Finance Act, 1991

Relief in respect of certain policies of insurance relating to tax payable on gifts.

119.—(1) In this section—

“appointed date” means—

(a) a date occurring not earlier than 8 years after the date on which a relevant insurance policy is effected, or

(b) a date on which the proceeds of a relevant insurance policy become payable either on the critical illness or the death of the insured, or one of the insured in a case to which paragraph (b) of the definition of “insured” relates, being a date prior to the date to which paragraph (a) of this definition relates;

“insured” means—

(a) where the insured is an individual, that individual, or

(b) where the insured is an individual and the spouse of that individual at the date the policy is effected, that individual and the spouse of that individual, jointly or separately, or the survivor of them, as the case may be;

“relevant insurance policy” means a policy of insurance—

(a) which is in a form approved by the Commissioners for the purposes of this section,

(b) in respect of which annual premiums are paid by the insured,

(c) the proceeds of which are payable on the appointed date, and

(d) which is expressly effected under this section for the purpose of paying relevant tax;

“relevant tax” means gift tax or inheritance tax, payable in connection with an inter vivos disposition made by the insured within one year after the appointed date, excluding gift tax or inheritance tax payable on an appointment out of an inter vivos discretionary trust set up by the insured.

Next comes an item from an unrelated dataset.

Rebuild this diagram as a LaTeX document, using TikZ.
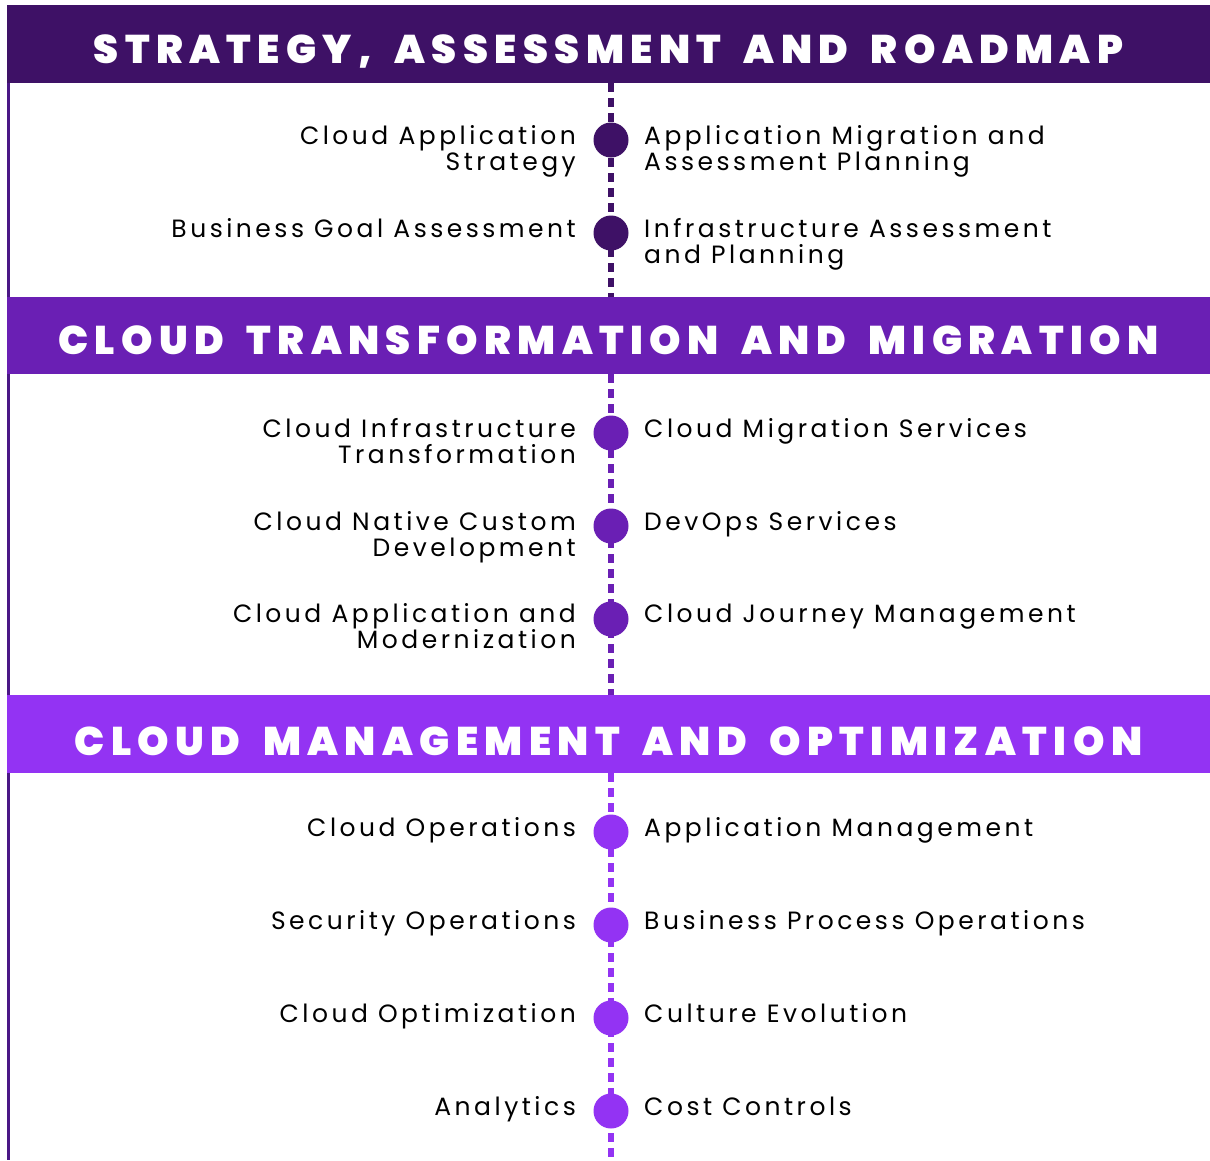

(2) The proceeds of a relevant insurance policy shall, to the extent that such proceeds are used to pay relevant tax, be exempt from tax and shall not be taken into account in computing such tax.

(3) Subject to the provisions of section 54 of the Principal Act and section 127 of the Finance Act, 1990 , where the insured makes an inter vivos disposition of the proceeds, or any part of the proceeds, of a relevant insurance policy other than in paying relevant tax, such proceeds shall not be exempt from tax.

(4) A relevant insurance policy shall be a qualifying insurance policy for the purposes of section 60 of the Finance Act, 1985 , where the proceeds of such relevant insurance policy become payable on the death of the insured or one of the insured in a case to which paragraph (b) of the definition of “insured” relates:

Provided that such relevant insurance policy would have been a qualifying insurance policy if it had been expressly effected under that section.

(5) A qualifying insurance policy for the purposes of section 60 of the Finance Act, 1985 , shall be a relevant insurance policy where the proceeds of such qualifying insurance policy are used to pay relevant tax arising under an inter vivos disposition made by the insured within one year after the appointed date.

(6) Section 143 of the Income Tax Act, 1967 (as amended by section 60 of the Finance Act, 1985 ) is hereby amended by the addition to subsection (5) of the following paragraph after paragraph (c):

“(d) be given for the year 1991-92 and subsequent years of assessment in respect of premiums payable in respect of a relevant insurance policy within the meaning of section 119 of the Finance Act, 1991.”.